Seven EoIs received for Thatta Cement



By Our Reporter


ISLAMABAD, June 14: Seven parties have submitted their expressions of interest (EoIs) with the Privatization Commission for the purchase of 90 per cent shares of Thatta Cement Company (TCCL) on ‘as is where is’ basis.

The Privatization Commission had invited EoIs from prospective investors, business houses in May. The bidding for the TCCL is likely to be held in July this year, says a statement issued by the PC here on Saturday.

The parties who have submitted their EoIs are: Afzal and Company, Kohat Cement, Shirazi Investments Limited, Thatta Employees Management Groups, Tariq Saigol and Associates, United Bank Limited and Universal Navigation and Trading Limited.

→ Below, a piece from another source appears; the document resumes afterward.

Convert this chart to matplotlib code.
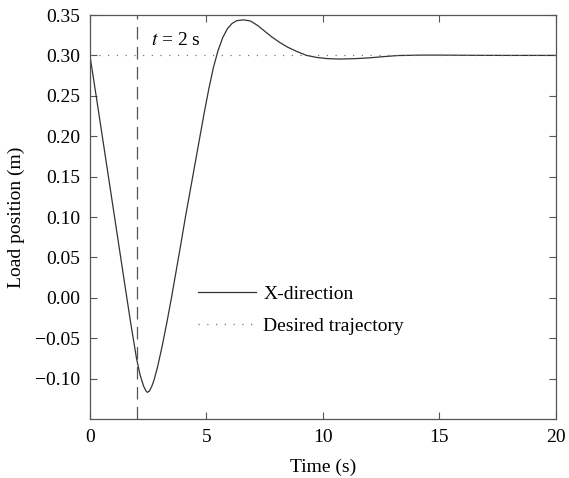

Thatta Cement Company Ltd was incorporated in 1980 as a limited company under Companies Ordinance 1913 (now companies Ordinance 1984) and is a wholly owned subsidiary of the State Cement Corporation of Pakistan (Pvt) Limited (SCCP).

The unit is located at 115-km in the North East of Karachi at Makli Ghulamullah Road, District Thatta.

The plant is based on dry technology and has a capacity of 1,000 tons per day production. The entire plant and machinery was imported from Mitsubishi Corporation Japan while the slag- grinding mill has been supplied by HMC.

The plant started commercial production in December 1982 and is fully operative. Its main products include Ordinary Portland Cement, Slag Cement and Sulphate Resisting Cement while Lime Stone, Clay/Shale, Iron Ore, Gypsum and Slag are the inputs/raw material.

The unit is located on 236 acres consisting of factory, officer and workers colonies complete with all facilities along with 4725 acres of mining lease land (Quarry).

The first bidding for TCCL was earlier held on September 7, 2002 and Privatisation Commission received a highest offer of Rs696.431 million at the rate of Rs10 per share for the sale of 71.79 million shares i.e. 90 per cent shares of TCCL on ‘as is where is’ basis, including Rs383 million loan liabilities and 50 per cent of GHS/VHS to be paid to the employees by the buyers which was around Rs45m making the total above Rs1 billion.

The Cabinet Committee on Privatization (CCoP) in its meeting held on September 23, 2002 had approved the bid received for TCCL but the successful bidder defaulted and failed to deposit the bid amount as per sale schedule.